Hiç böyle bir şey olabilir mi, diye de düşünmemek gerekir. Kürtler mutlak bilirler de önemli olan ilgili herkesin bunları bilmesi ve gerçekleri gür sesle haykırmasıdır. Botan’da, Besta’da ve Cudi’de askerlerin bizzat orman yaktığı TV ekranlarına yansımış, nasıl orman yaktıklarının görüntüleri ortaya çıkmıştı. Böyle bir devlettir. Kurdistan’da bizzat kendisi orman yakan devlet hiç çıkan yangını söndürmek ister mi? Belki yangın söndürmek istiyormuş gibi bir görüntü vermiş olabilir. Ama gerçek olan kuşkusuz o değildir. Gerçek olan devletin Kurdistan’da uyguladığı toplum kırım politikalarını doğa kırım düzeyinde sürdürüyor olmasıdır. Kurdistan’ın birçok bölgesinde bu politikalar sürmektedir. AKP-MHP faşist devleti Botan’da özellikle Besta’da tam bir orman katliamı gerçekleştirmiştir. Zamanında TV ekranlarına da yansıdığı gibi her gün yüzlerce kamyon dolusu ağaçlar kesmiştir.

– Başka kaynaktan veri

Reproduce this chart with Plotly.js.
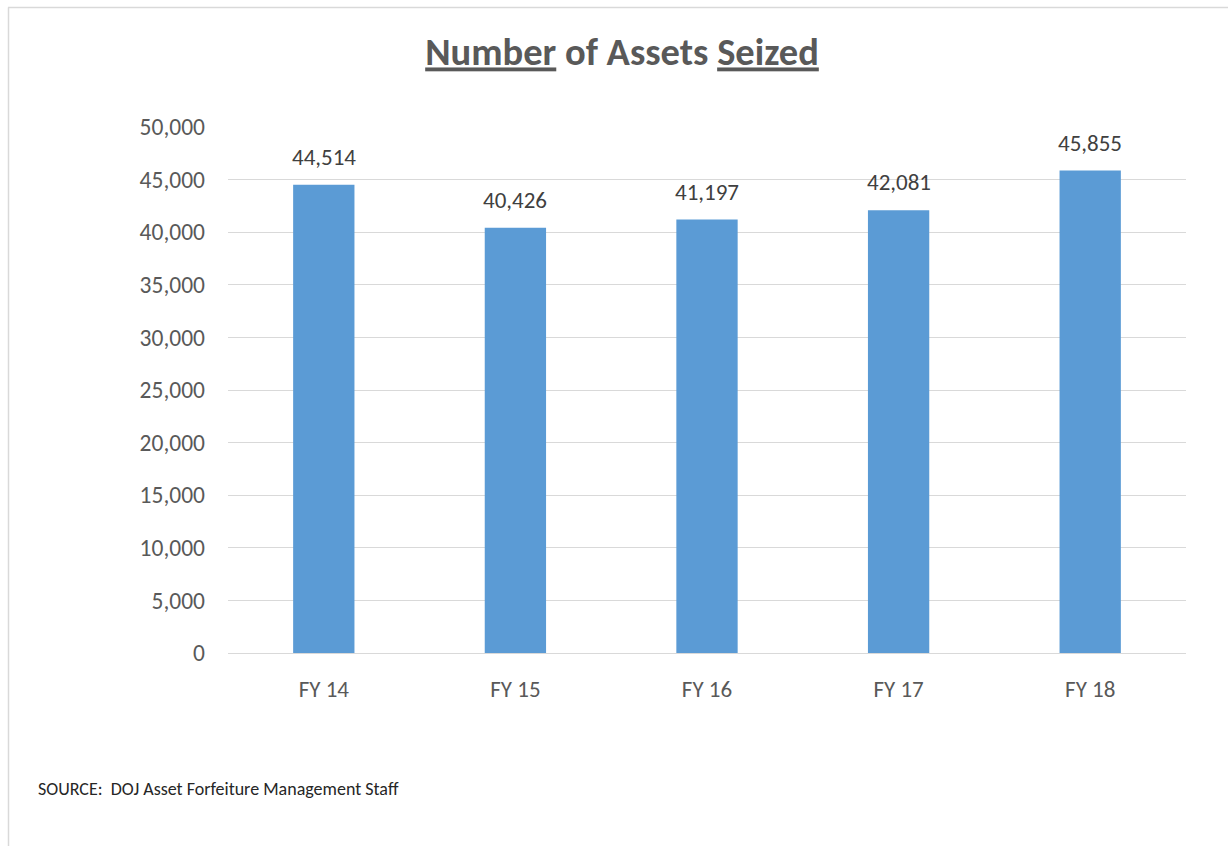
<!DOCTYPE html>
<html>
<head>
<meta charset="utf-8">
<script src="https://cdn.plot.ly/plotly-3.0.1.min.js"></script>
<style>
  html, body { margin: 0; padding: 0; background: #ffffff; }
  #chart { width: 1228px; height: 846px; }
</style>
</head>
<body>
<div id="chart"></div>
<script>
const categories = ["FY 14", "FY 15", "FY 16", "FY 17", "FY 18"];
const assetsSeized = [44514, 40426, 41197, 42081, 45855];
const yTickValues = [0, 5000, 10000, 15000, 20000, 25000, 30000, 35000, 40000, 45000, 50000];
const yTickLabels = ["0", "5,000", "10,000", "15,000", "20,000", "25,000", "30,000", "35,000", "40,000", "45,000", "50,000"];
const titleText = "<u>Number</u> of Assets <u>Seized</u>";
const sourceText = "SOURCE:  DOJ Asset Forfeiture Management Staff";

const FONT = "Carlito, Calibri, Lato, 'Open Sans', sans-serif";
const W = 1228, H = 846;
const L = 228, R = 42, T = 127, B = 193;
const pw = W - L - R, ph = H - T - B;
function px2paperX(x) { return (x - L) / pw; }
function px2paperY(y) { return (H - B - y) / ph; }

const fmt = v => v.toLocaleString("en-US");

const trace = {
  type: "bar",
  x: categories,
  y: assetsSeized,
  marker: { color: "#5b9bd5", line: { width: 0 } },
  width: 0.32,
  hoverinfo: "none"
};

const labelAnnotations = categories.map((c, i) => ({
  x: c, y: assetsSeized[i], xref: "x", yref: "y",
  text: fmt(assetsSeized[i]),
  showarrow: false, yanchor: "bottom", yshift: 12,
  font: { family: FONT, size: 23, color: "#404040" }
}));

const layout = {
  width: W, height: H,
  margin: { l: L, r: R, t: T, b: B, pad: 0 },
  paper_bgcolor: "#ffffff",
  plot_bgcolor: "#ffffff",
  showlegend: false,
  title: {
    text: titleText,
    font: { family: FONT, size: 38.5, color: "#595959", weight: "bold" },
    xref: "container", yref: "container",
    x: 622 / W, y: 1 - 52 / H, xanchor: "center", yanchor: "middle"
  },
  xaxis: {
    type: "category",
    showgrid: false,
    showline: false,
    zeroline: false,
    ticks: "",
    ticklabelstandoff: 20,
    tickfont: { family: FONT, size: 23, color: "#595959" },
    fixedrange: true
  },
  yaxis: {
    range: [0, 50000],
    tickmode: "array",
    tickvals: yTickValues,
    ticktext: yTickLabels,
    showgrid: true,
    gridcolor: "#d9d9d9",
    gridwidth: 1,
    zeroline: true,
    zerolinecolor: "#d9d9d9",
    zerolinewidth: 1,
    showline: false,
    ticks: "",
    ticklabelstandoff: 22,
    tickfont: { family: FONT, size: 23.5, color: "#595959" },
    fixedrange: true
  },
  annotations: labelAnnotations.concat([{
    xref: "paper", yref: "paper",
    x: px2paperX(36), y: px2paperY(789),
    xanchor: "left", yanchor: "middle",
    text: sourceText, showarrow: false,
    font: { family: FONT, size: 18, color: "#262626" }
  }]),
  shapes: [
    { type: "line", xref: "paper", yref: "paper",
      x0: px2paperX(8), x1: px2paperX(W), y0: px2paperY(7.5), y1: px2paperY(7.5),
      line: { color: "#d9d9d9", width: 1.5 } },
    { type: "line", xref: "paper", yref: "paper",
      x0: px2paperX(8.5), x1: px2paperX(8.5), y0: px2paperY(7.5), y1: px2paperY(H),
      line: { color: "#d9d9d9", width: 1.5 } }
  ]
};

Plotly.newPlot("chart", [trace], layout, { displayModeBar: false, staticPlot: true });
</script>
</body>
</html>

Bir de bunlar elbette sırf yaşamı Kürt halkına zehir etmek, halkı zorla yerinden göçertmek için yapılmaktadır.

İhsan Sabri Çağlayangil anılarında Dêrsim katliamı için “mağaralarda fare gibi zehirledik” demektedir. Zalim bir devlettir. Yüz yılda geçmiş olsa halen aynı düşmanlık, aynı zihniyet sahibidir. Kürtleri yok sayan, Kürtlere ve Kurdistan’a ait olan her şeyi düşman gören bu soykırımcı-sömürgeci zihniyet bugün tam olarak AKP-MHP faşizmi tarafından temsil edilmektedir.

Kurdistan’da yaşanan ve olup biten hiçbir şey kendiliğinden ve rastgele değildir. Kürtlerle ve Kurdistan’la ilgili olan her şey mutlak AKP-MHP faşizminin insan ve doğa kırım politikalarının bir sonucu olarak tezahür etmektedir. Kurdistan’da her dağın ve tepenin başına yolların götürülmesi, yapılan bunca barajlar, sık sık uygulanan yasak bölge ilanları, halkın zozanlara çıkmasının yasaklanması, yol güzergahlarına, dağların ve tepelerin başına kurulan radarlar, foto kapan vb. izleme ve gözetleme teknik cihazlarıyla Kurdistan hem tam bir ablukaya alınmakta hem de Kurdistan’ın coğrafyası ve ekolojik dengesi alt üst edilmektedir.

Peki, bütün bunları neye yorumlamak gerekir? Açıktır ki AKP-MHP faşist devleti oldukça sıkışmış, olağanüstü zorlanmaktadır. Dêrsim’de Çağlayangil’in belirttiği gibi Kürtlerin mağaralarda fare gibi zehirlendiği zaman da Agirî, Koçgirî, Şêx Seîd isyanlarında kadın, çocuk, yaşlı, genç demeden gerçekleştirdiği katliam zamanlarında da çok zordadırlar. O zaman Kürtlerin ne örgütlenme düzeyleri ne iç ve dış koşullar bu haklı, onurlu ve meşru isyanların başarıya götürülmesine imkan tanımamaktaydı. Şimdi durum farklıdır: Önder Apo’nun kendi deyimiyle ölüyü mezardan sağ çıkarması gibi büyük başaran bir PKK vardır. Önder Apo’nun geliştirdiği paradigma, Kürt halkının ulaştığı bilinçlenme ve örgütlenme düzeyi, kesintisiz süren 50 yıllık direniş ve Kürtlerin sahip olduğu savunma gücü hiç tereddütte yer yoktur ki mutlak galebe çalacaktır.

Bu son yangında halkın gösterdiği büyük yardımlaşma ve dayanışma ruhu, hayatın ve mücadelenin her alanında ve her daim daha da geliştirildiği ve büyütüldüğü kadar kaybedenin kesin olarak soykırımcı-sömürgeci Türk devleti, kendi topraklarında kendi öz iradesi, öz savunma ve öz bilinciyle demokratik ve özgür yaşamı kuran ve yaşayan ise elbette Kurdistan halkı olacaktır.